Stop at the line containing "t = [5 * i for i in range(41)]": write out every line from the beginning of the entries up to and including it, minus the pictures.

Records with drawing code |
:::

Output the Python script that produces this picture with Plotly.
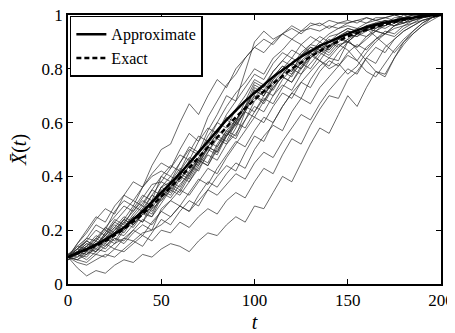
import plotly.graph_objects as go

t = [5 * i for i in range(41)]

approximate = [.10, .115, .13, .147, .165, .187, .21, .24, .27, .305, .34, .375, .41, .45, .49, .53, .57, .61, .645,
               .68, .71, .74, .77, .795, .82, .845, .865, .885, .90, .915, .93, .943, .955, .964, .972, .979, .985,
               .99, .995, .998, 1.0]
exact = [.10, .114, .128, .143, .16, .181, .205, .232, .26, .292, .325, .36, .395, .432, .47, .508, .545, .583, .62,
         .653, .685, .716, .745, .773, .80, .823, .845, .866, .885, .903, .92, .933, .945, .956, .965, .974, .982,
         .988, .994, .997, 1.0]

T1 = [.10, .15, .19, .24, .28, .26, .33, .38, .36, .44, .50, .52, .60, .67, .63, .70, .76, .73, .80, .84, .88,
      .86, .90, .93, .91, .94, .95, .94, .96, .95, .97, .98, .97, .99, .99, .98, 1.0, .99, 1.0, 1.0, 1.0]
T2 = [.10, .13, .17, .22, .20, .27, .31, .29, .36, .41, .45, .43, .50, .56, .53, .62, .68, .74, .78, .84, .88,
      .91, .89, .93, .95, .93, .96, .97, .95, .97, .98, .97, .99, .98, .99, 1.0, .99, 1.0, 1.0, 1.0, 1.0]
T3 = [.11, .12, .16, .14, .19, .24, .22, .28, .33, .31, .40, .38, .45, .51, .49, .57, .63, .70, .68, .79, .90,
      .94, .91, .93, .96, .94, .97, .96, .98, .97, .97, .98, .99, .98, .99, 1.0, .99, 1.0, 1.0, 1.0, 1.0]
T4 = [.10, .12, .11, .15, .18, .16, .21, .25, .23, .30, .36, .34, .40, .46, .44, .51, .56, .62, .60, .68, .75,
      .73, .79, .83, .81, .86, .89, .88, .92, .93, .95, .94, .96, .97, .96, .98, .99, .99, 1.0, 1.0, 1.0]
T5 = [.09, .11, .13, .12, .16, .19, .18, .22, .26, .25, .32, .36, .34, .40, .46, .51, .49, .56, .61, .66, .70,
      .68, .74, .78, .82, .80, .85, .88, .87, .91, .94, .93, .95, .96, .98, .97, .99, .99, 1.0, 1.0, 1.0]
T6 = [.10, .08, .07, .09, .11, .10, .13, .16, .14, .19, .24, .22, .27, .31, .29, .35, .40, .44, .42, .49, .55,
      .53, .60, .66, .71, .69, .76, .81, .84, .83, .90, .88, .92, .94, .93, .96, .97, .98, .99, 1.0, 1.0]
T7 = [.10, .06, .03, .05, .04, .07, .09, .08, .11, .10, .13, .15, .14, .12, .16, .19, .18, .22, .25, .23, .29,
      .28, .34, .40, .38, .45, .52, .58, .56, .63, .70, .66, .73, .79, .77, .84, .89, .93, .96, .98, 1.0]
T8 = [.10, .09, .08, .11, .10, .13, .12, .15, .18, .16, .20, .19, .23, .21, .25, .28, .26, .31, .34, .32, .38,
      .43, .41, .48, .54, .52, .59, .65, .70, .69, .76, .79, .84, .82, .88, .91, .94, .96, .98, .99, 1.0]
T9 = [.10, .12, .15, .14, .18, .21, .19, .24, .28, .26, .33, .37, .35, .41, .46, .44, .51, .56, .54, .61, .68,
      .72, .70, .76, .80, .78, .84, .87, .85, .89, .87, .83, .79, .77, .82, .87, .91, .94, .97, .99, 1.0]
T10 = [.11, .13, .12, .16, .20, .18, .23, .27, .31, .29, .36, .40, .38, .44, .49, .53, .51, .57, .61, .66, .72,
       .70, .76, .80, .78, .84, .88, .86, .90, .88, .91, .87, .83, .79, .78, .84, .90, .93, .96, .99, 1.0]
T11 = [.10, .14, .17, .16, .21, .25, .29, .27, .32, .37, .38, .43, .48, .46, .53, .58, .56, .63, .68, .73, .78,
       .76, .82, .86, .84, .89, .92, .90, .93, .95, .96, .95, .97, .98, .97, .99, .99, 1.0, 1.0, 1.0, 1.0]
T12 = [.09, .12, .14, .17, .15, .19, .23, .21, .26, .30, .35, .33, .39, .44, .42, .49, .55, .53, .60, .66, .74,
       .72, .77, .81, .79, .85, .88, .87, .90, .92, .93, .92, .95, .96, .95, .97, .98, .99, 1.0, 1.0, 1.0]
T13 = [.10, .09, .11, .13, .12, .15, .17, .16, .19, .20, .22, .25, .29, .27, .33, .38, .36, .41, .45, .43, .50,
       .55, .59, .57, .64, .69, .67, .73, .77, .81, .85, .83, .88, .91, .93, .92, .95, .97, .98, .99, 1.0]
T14 = [.10, .13, .16, .20, .18, .23, .27, .31, .29, .35, .40, .44, .42, .49, .55, .53, .60, .66, .71, .75, .80,
       .78, .84, .87, .91, .89, .86, .88, .91, .89, .90, .93, .95, .94, .96, .98, .97, .99, 1.0, 1.0, 1.0]
T15 = [.11, .10, .13, .16, .14, .18, .21, .25, .23, .28, .34, .32, .37, .41, .46, .44, .50, .55, .60, .64, .70,
       .67, .73, .77, .75, .80, .84, .88, .86, .90, .93, .92, .94, .96, .97, .96, .98, .99, .99, 1.0, 1.0]
T16 = [.10, .11, .09, .12, .15, .13, .17, .20, .18, .23, .27, .25, .29, .27, .31, .35, .33, .37, .41, .39, .45,
       .49, .47, .53, .58, .63, .61, .67, .72, .76, .80, .78, .84, .88, .86, .91, .94, .96, .98, .99, 1.0]
T17 = [.10, .12, .14, .18, .16, .20, .24, .22, .27, .28, .31, .35, .40, .38, .44, .49, .54, .52, .58, .65, .72,
       .70, .76, .80, .84, .82, .86, .83, .80, .82, .78, .81, .86, .90, .93, .95, .96, .98, .99, 1.0, 1.0]
T18 = [.10, .11, .14, .12, .17, .20, .24, .22, .26, .30, .36, .38, .36, .42, .47, .45, .52, .57, .55, .64, .73,
       .71, .77, .81, .79, .85, .87, .86, .90, .92, .94, .93, .95, .97, .96, .98, .99, .99, 1.0, 1.0, 1.0]
T19 = [.10, .15, .20, .25, .23, .29, .33, .31, .36, .40, .42, .40, .45, .50, .48, .55, .60, .58, .65, .70, .76,
       .74, .79, .83, .87, .85, .89, .92, .90, .93, .95, .94, .96, .97, .98, .97, .99, .99, 1.0, 1.0, 1.0]
T20 = [.09, .10, .12, .11, .14, .17, .15, .19, .22, .20, .28, .31, .35, .33, .38, .43, .41, .47, .52, .57, .62,
       .60, .66, .71, .69, .75, .79, .83, .81, .86, .90, .88, .91, .94, .93, .96, .97, .98, .99, 1.0, 1.0]
T21 = [.10, .12, .15, .13, .17, .21, .25, .23, .28, .33, .31, .36, .41, .39, .45, .50, .48, .55, .59, .64, .62,
       .68, .73, .77, .75, .81, .85, .83, .88, .91, .90, .93, .95, .94, .97, .98, .97, .99, 1.0, 1.0, 1.0]
T22 = [.10, .11, .10, .14, .17, .15, .20, .24, .27, .25, .30, .35, .33, .38, .43, .48, .46, .52, .56, .61, .66,
       .64, .70, .74, .72, .78, .82, .86, .84, .88, .91, .93, .92, .95, .97, .96, .98, .99, 1.0, 1.0, 1.0]
T23 = [.11, .14, .13, .17, .21, .19, .24, .29, .27, .33, .38, .36, .42, .47, .45, .51, .56, .61, .59, .65, .69,
       .74, .72, .78, .82, .80, .86, .89, .87, .91, .93, .95, .94, .96, .98, .97, .99, .99, 1.0, 1.0, 1.0]
T24 = [.10, .09, .12, .15, .13, .17, .16, .20, .24, .22, .27, .31, .29, .34, .39, .37, .43, .48, .53, .51, .57,
       .62, .60, .66, .71, .75, .73, .79, .83, .81, .86, .89, .87, .91, .94, .93, .96, .97, .99, 1.0, 1.0]
T25 = [.10, .13, .16, .14, .19, .23, .21, .26, .30, .35, .33, .38, .43, .41, .47, .52, .57, .55, .61, .66, .64,
       .70, .75, .79, .77, .83, .86, .90, .88, .92, .94, .93, .95, .92, .89, .86, .90, .94, .97, .99, 1.0]
T26 = [.10, .12, .11, .14, .18, .22, .20, .25, .29, .27, .32, .37, .42, .40, .46, .51, .49, .55, .60, .58, .64,
       .69, .67, .73, .78, .82, .80, .85, .88, .92, .90, .93, .96, .95, .97, .98, .99, .99, 1.0, 1.0, 1.0]

trajectories = [T1, T2, T3, T4, T5, T6, T7, T8, T9, T10, T11, T12, T13, T14, T15, T16, T17, T18, T19, T20,
                T21, T22, T23, T24, T25, T26]

x_ticks = [0, 50, 100, 150, 200]
y_ticks = [0, 0.2, 0.4, 0.6, 0.8, 1]
y_tick_labels = ["0", "0.2", "0.4", "0.6", "0.8", "1"]

FONT = "Liberation Serif"

fig = go.Figure()
for tr in trajectories:
    assert len(tr) == len(t)
    fig.add_trace(go.Scatter(x=t, y=tr, mode="lines", line=dict(color="#2a2a2a", width=0.7),
                             showlegend=False, hoverinfo="skip"))

fig.add_trace(go.Scatter(x=t, y=approximate, mode="lines", name="Approximate",
                         line=dict(color="black", width=2.5, shape="spline")))
fig.add_trace(go.Scatter(x=t, y=exact, mode="lines", name="Exact",
                         line=dict(color="black", width=2.5, dash="5px,3px", shape="spline")))

axis_common = dict(showline=True, linecolor="black", linewidth=1.5, mirror="ticks", ticks="inside",
                   ticklen=5, tickwidth=1, tickcolor="black", showgrid=False, zeroline=False,
                   automargin=False, ticklabeloverflow="allow",
                   tickfont=dict(family=FONT, size=17, color="black"))

# the page body adds an 8px offset, so the figure is sized to the window minus that offset
fig.update_layout(
    width=447, height=325,
    margin=dict(l=60, r=14, t=7, b=49),
    paper_bgcolor="white", plot_bgcolor="white",
    font=dict(family=FONT, color="black", size=17),
    xaxis=dict(range=[0, 200], tickvals=x_ticks, ticktext=[str(v) for v in x_ticks],
               title=dict(text="<i>t</i>", font=dict(family=FONT, size=20), standoff=6), **axis_common),
    yaxis=dict(range=[0, 1], tickvals=y_ticks, ticktext=y_tick_labels,
               title=dict(text="<i>X\u0304</i>(<i>t</i>)", font=dict(family=FONT, size=20), standoff=12),
               **axis_common),
    legend=dict(x=0.005, y=0.997, xanchor="left", yanchor="top", bgcolor="white", bordercolor="black",
                borderwidth=1.5, font=dict(family=FONT, size=16), tracegroupgap=0, itemwidth=30),
)

fig.write_html("out.html")
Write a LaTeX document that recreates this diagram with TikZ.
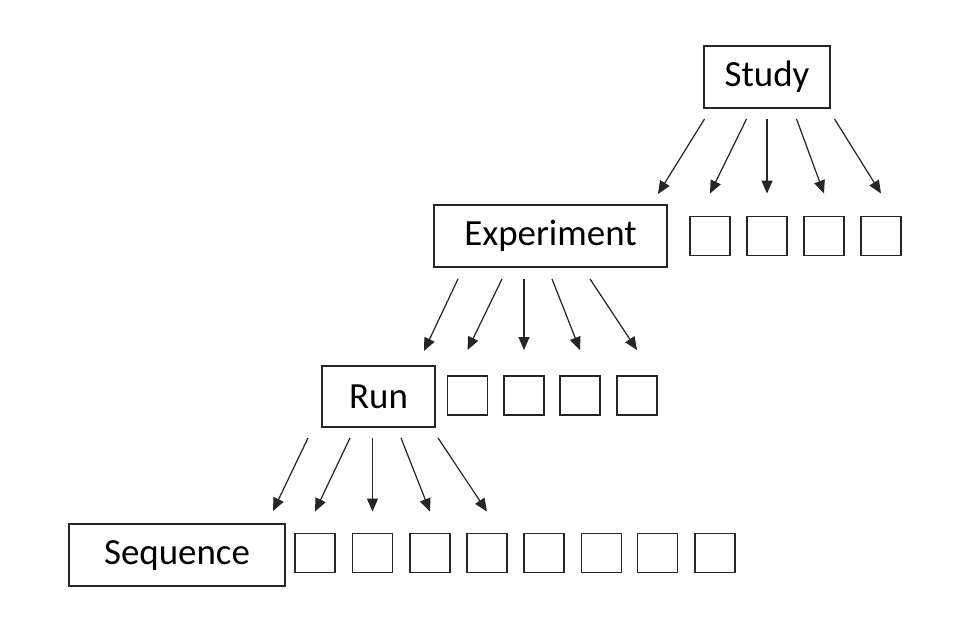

:::

Worked answer |
Output the Python script that produces this picture with Plotly.
import plotly.graph_objects as go

t = [5 * i for i in range(41)]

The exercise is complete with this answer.